The performance analysis of a vehicle in a virtual simulation environment or the setup in a plant model may not produce the accurate behavior of the proposed vector EVOP. Hence, in this work, the EVOP was measured using the real-time analysis of driving a single test vehicle with human intervention, with specific limitations of the testing scenarios (EAT < 25°F). In future work, multiple test cases could be developed with EAT > 60°F, HUM > 60%, and absolute slope > 10% to validate the observations. The investigation could be further deepened by extending the test cases with a multimotor electric vehicle (dual or triple) and utilizing the integrated adaptive cruise control feature, which provides controlled acceleration. Furthermore, selecting short snippets 10 s resulted in minimal (or zero) variance in some parameters, including [IBAQ]. Hence, the analysis could be extended for long periods where substantial changes are observed to the BOP (EAT > 60°F).

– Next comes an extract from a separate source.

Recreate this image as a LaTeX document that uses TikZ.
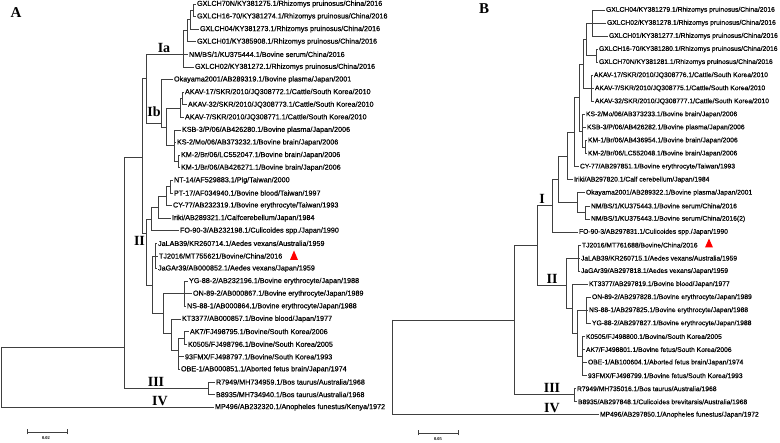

In addition, there are no abstract mathematical or empirical models in the existing literature correlating the environmental conditions, body module, and DBV with the EVOP. Thus, a customized deep learning model could be developed to predict EVOP, which could assist the researchers in altering the DBV in real time to enhance vehicle performance. The optimal performance criteria could be defined for the vectors [IMOT, IMOS, IMOC, IINV], and [IBAT, IROT, ISOT], considering the dynamic state of the system.

The adopted procedure of collecting data is not only well known in the industry, but also a tedious procedure which is the major limitation of this experiment. The vehicle was driven by connecting the neoVI–Fire 2 tool interfaced with the data collection machine (laptop) with integrated software Vehicle Spy. The data are collected in the form of *.vsb files, which are encrypted, and it is a time-taking process to retrieve the data in a readable format. The cellular connectivity feature could be used in future work to transmit the required data to the cloud. This could potentially help the engineers selectively retrieve the data in a readable format directly from the server.